Pierre Tardieu est un solitaire, une homme de l’ombre. Il est travailleur intérimaire dans une grande ville et vit dans la vieille maison familiale avec son vieux père malade.

Peu de gens, à part son entourage immédiat, ont conscience de son existence.

Et pourtant, sans n’avoir jamais été percé à jour, depuis des mois, Pierre est un redoutable tueur en série capable d’une cruauté insoupçonnable…

Cinéma : Cruel
Cinéma : Cruel

« Cruel » est l’histoire d’une enfance heureuse mais mal vécue, sans doute inaboutie et de l’homme transparent qui en a résulté.

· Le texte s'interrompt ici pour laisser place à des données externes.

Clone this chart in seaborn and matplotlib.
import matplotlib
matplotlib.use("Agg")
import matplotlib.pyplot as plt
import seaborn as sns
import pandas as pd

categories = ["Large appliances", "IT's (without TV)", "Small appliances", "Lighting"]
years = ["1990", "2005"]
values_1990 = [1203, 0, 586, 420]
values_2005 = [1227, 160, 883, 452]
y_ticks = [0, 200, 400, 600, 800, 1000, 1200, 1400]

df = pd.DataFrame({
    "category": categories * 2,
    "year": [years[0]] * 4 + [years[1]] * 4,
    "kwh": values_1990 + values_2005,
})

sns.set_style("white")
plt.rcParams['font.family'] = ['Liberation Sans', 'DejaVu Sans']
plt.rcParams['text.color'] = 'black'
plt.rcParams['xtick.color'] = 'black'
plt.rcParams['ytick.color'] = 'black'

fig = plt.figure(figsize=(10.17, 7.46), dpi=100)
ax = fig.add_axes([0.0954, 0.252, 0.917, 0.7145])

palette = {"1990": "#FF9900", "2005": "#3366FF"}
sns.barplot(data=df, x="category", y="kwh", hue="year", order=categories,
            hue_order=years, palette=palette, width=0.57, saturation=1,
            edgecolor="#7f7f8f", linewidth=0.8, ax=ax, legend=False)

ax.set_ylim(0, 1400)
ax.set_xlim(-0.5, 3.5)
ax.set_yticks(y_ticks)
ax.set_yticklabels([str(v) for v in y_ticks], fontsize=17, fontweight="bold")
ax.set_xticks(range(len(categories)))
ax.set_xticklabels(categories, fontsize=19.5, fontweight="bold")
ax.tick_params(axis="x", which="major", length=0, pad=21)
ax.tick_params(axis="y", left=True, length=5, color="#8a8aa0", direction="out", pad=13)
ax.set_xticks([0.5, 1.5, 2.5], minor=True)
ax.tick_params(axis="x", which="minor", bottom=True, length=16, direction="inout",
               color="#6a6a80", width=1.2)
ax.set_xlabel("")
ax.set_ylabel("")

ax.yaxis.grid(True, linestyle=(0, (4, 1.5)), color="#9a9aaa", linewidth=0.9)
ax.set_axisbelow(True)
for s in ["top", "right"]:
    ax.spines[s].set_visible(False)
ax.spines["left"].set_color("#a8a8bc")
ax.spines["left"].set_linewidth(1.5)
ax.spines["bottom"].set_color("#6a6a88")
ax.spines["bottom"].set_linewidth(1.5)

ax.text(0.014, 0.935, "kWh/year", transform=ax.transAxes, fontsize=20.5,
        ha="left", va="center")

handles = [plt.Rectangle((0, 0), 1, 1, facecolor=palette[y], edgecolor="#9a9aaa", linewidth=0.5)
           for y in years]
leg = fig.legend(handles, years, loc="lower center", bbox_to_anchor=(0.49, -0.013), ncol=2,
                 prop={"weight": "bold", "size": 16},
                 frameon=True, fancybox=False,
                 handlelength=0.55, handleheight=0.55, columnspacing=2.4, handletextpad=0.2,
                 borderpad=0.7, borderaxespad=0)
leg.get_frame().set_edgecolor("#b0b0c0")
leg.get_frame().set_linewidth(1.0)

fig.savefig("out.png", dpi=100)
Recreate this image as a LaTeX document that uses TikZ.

Un homme qui ne sait peut-être plus si la solitude lui a été imposée par les circonstances ou si elle est le résultat d’un choix de sa part.

C’est l’histoire d’une rencontre importante de cet homme en apparence tranquille avec une femme qui aurait pu le sauver mais dont l’entrée dans sa vie va causer sa perte.

Mais c’est aussi l’histoire d’une grande ville qui est une prison invisible.

Dans la plupart des films dont c’est le sujet, les tueurs en série tuent pour des raisons d’ordre psycho-sexuelles. Parce que dans leurs fantasmes, ils associent le sexe et la mort.

Le tueur de «  Cruel  » n’appartient pas à cette catégorie de maniaque. Il n’a aucune raison objective de tuer mais un mécanisme s’ enclenche, comme hors de lui, qui le fait entrer dans un processus irréversible depuis le repérage de sa future victime jusqu’à la dissimulation du cadavre en passant par la séquestration et le moment du crime.

Pierre ni un révolutionnaire en révolte, ni un asocial mais ses actes sont une réponse d’humain à un vide existentiel, à une incapacité d’exister aux yeux des autres alors qu’il n’a ni parent, ni amour, ni frère, ni sœur au regard de qui il pourrait exister.

Ses victimes sont des individus « normaux », des gens ordinaires dans une existence ordinaire. Il les choisit à sa propres image car ils sont désespérément communs.

« Cruel » n’obéit pas aux règles du suspense et la violence qui surgit ne procure aucun plaisir au personnage.

Le récit d’Eric Cherrière se contente de créer un univers insolite à l’atmosphère singulière qui pourrait être à la fois la cause et le résultat du besoin de tuer..

Si c’est un film d’horreur, l’horreur y est invisible et l’objectif n’est pas de provoquer un choc sur le spectateur.

Si Eric Cherrière évite tous les poncifs du film de genre, c’est en grande partie grâce à l’interprétation de Jean-Jacques Lelte, inconnu du grand public et qui par son charisme, l’intériorité de son jeu à la fois limpide et complexe, crée un personnage totalement inédit de tueur.

C’est dans un mélange d’indifférence, de distanciation, opposé à une détermination sauvage le moment venu, que réside la singularité de l’œuvre.

C’est aussi dans la façon de filmer une ville, Toulouse, intimement associée au récit. Comme une ville ordinaire mais également comme un lieu où tout pourrait concourir à faire de Pierre, un assassin.

« Cruel » est un film qui a disposé d’ un budget très modeste. Le film aurait pu faire apparaître le handicap des films réalisés en dehors du système. Mais Eric Cherrière est arrivé à faire de ce handicap, une force.

Peut-être parce que, comme dans les séries B des années 50, il a su tirer le maximum des décors, des accessoires et des comédiens dont il savait disposer.

Dans «  Cruel  » la maison du tueur est celle de l’arrière grand mère du cinéaste et sa chambre est celle où il dormait enfant. Les rues qu’il arpente sont celles de son quotidien et il se trouve que le comédien Jean-Jacques est son voisin. Il est probable que cette proximité familière qui vient en contraste avec la cruauté du sujet a produit sur le déroulement du récit qui renvoie aux grands classiques du genre un effet salutaire.

 Cruel  » est une œuvre puissante, sobre et parfaitement maîtrisée.

Le film d’Eric Cherrière puise certainement sa force et son ampleur de sa modestie et de sa sincérité.